In the assessment of the attitude of the Soviet Government in this situation you may find the following statement which he made to be illuminating.

Maiski47 in the Non-Intervention Committee had taken the position that the Soviet Union would not assume any responsibility in connection with the British-French plan but stated that the Union of Socialist Soviet Republics would not embarrass any peaceful efforts of the others and would abstain from voting; that Italy had refused to accept that attitude. In reply to my query as to whether the Soviet Government would proceed firmly to that position he stated that it would. He added that France and England had brought their strongest pressure to bear upon his Government to alter its position and to go along with them; and that the French and English Ambassadors had urged upon him here that his Government should cooperate in this situation as to do otherwise would be to place the Soviet Government before the world in the intransigent attitude of blocking the possibility of peace and would “isolate the Soviet Union”. He stated that his reply was that it was better to be isolated and to be [Page 131] right than to be associated and be ethically wrong as well as to be intellectually misled as to the means of effecting peace. He stated definitely to them that the Soviet Union was prepared “to be isolated”. This confirms a statement which was made to me by a high Commissar here last July indicating the indifference of his Government to the attitude of the outside world, including both France and England, and which was to the effect that the Union of Socialist Soviet Republics would proceed along lines of its own policy in supreme confidence in its ability to withstand enemies from without. In reply to my query as to whether the Government could rely upon the loyalty of the army after the shooting of the Red Army generals and in the face of the present purge Litvinov replied “the army is devoted to the principles of ‘the cause’ and is loyal not to the generals but to the Government”.
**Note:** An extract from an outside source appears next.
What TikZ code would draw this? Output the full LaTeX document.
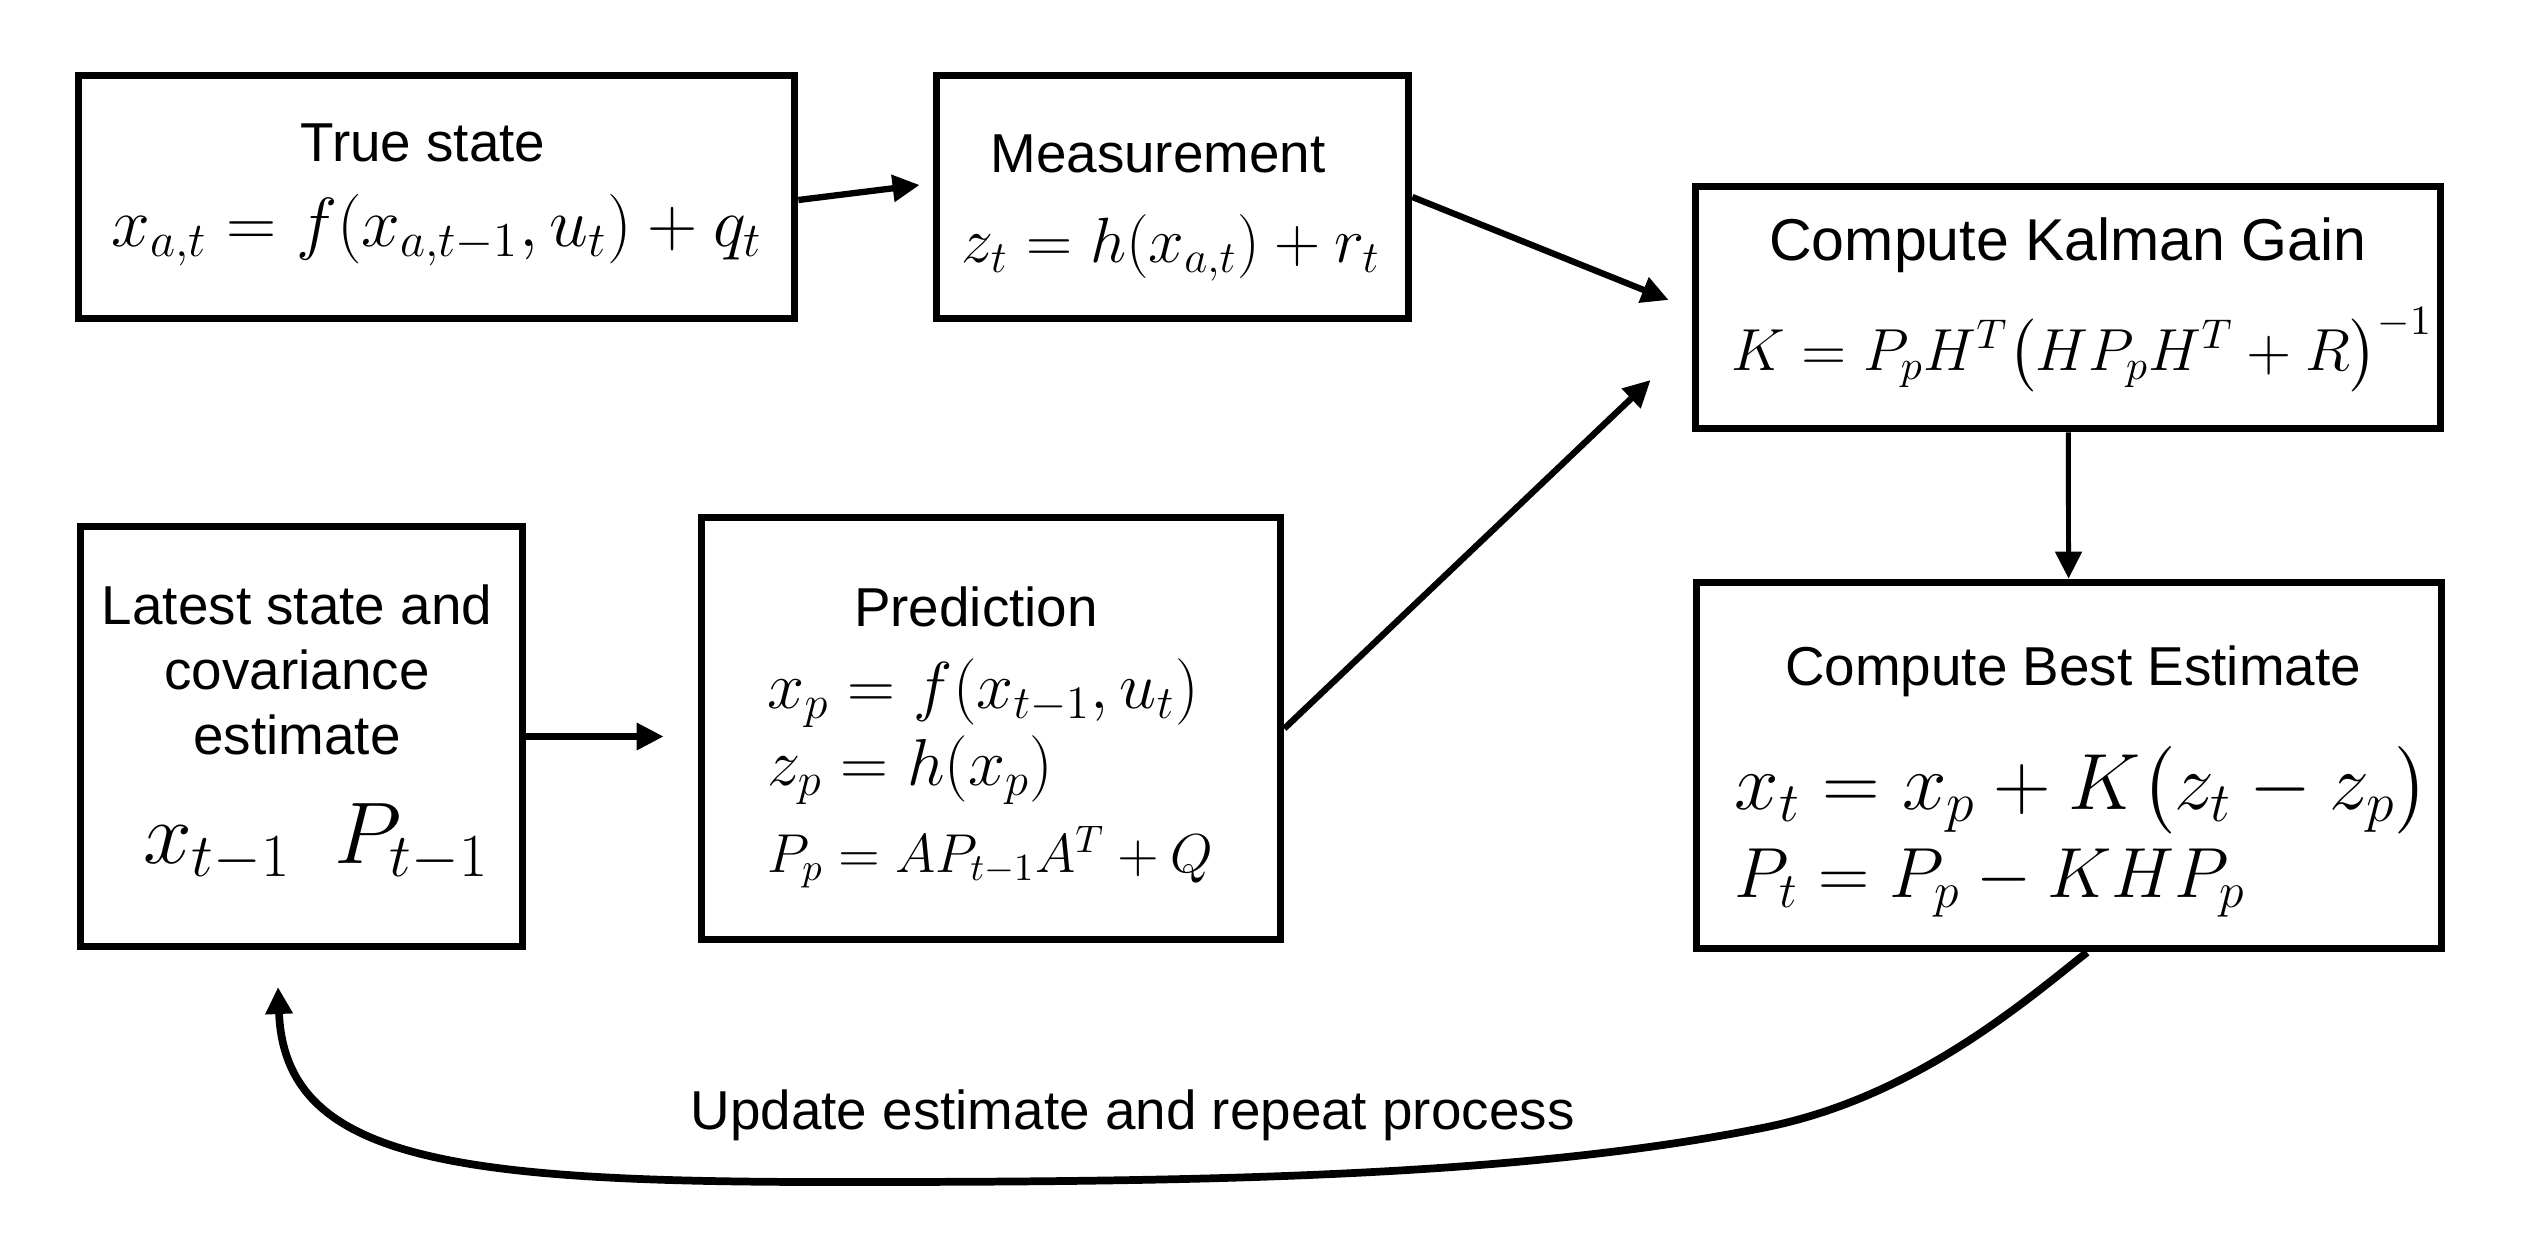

In any assessment of this Government as a factor in the international situation in my opinion it would be a mistake to underestimate the strength of the Government here. In my opinion, corroborated by the judgment of many of the conservative members of the Diplomatic Corps, this Government has the army well in hand, and barring some accident is firmly entrenched. A large section of heavy industry has been placed under the direct administration of army control and discipline. The Government is now engaged in negotiations for the procurement of war materials, trucks, et cetera, with indications of somewhat feverish activity. This Government undoubtedly feels very confident of its ability to defend itself against military attack from either East or West or from both simultaneously. The masses seem to be conscious of the menace of war and the effects of this extensive and terrible purge seem to be largely offset among the masses by that fact.

Not repeated to Brussels due to the code.

Davies
  1. See vol. i, pp. 605 ff.
  2. Ivan Maisky, Soviet Ambassador in the United Kingdom.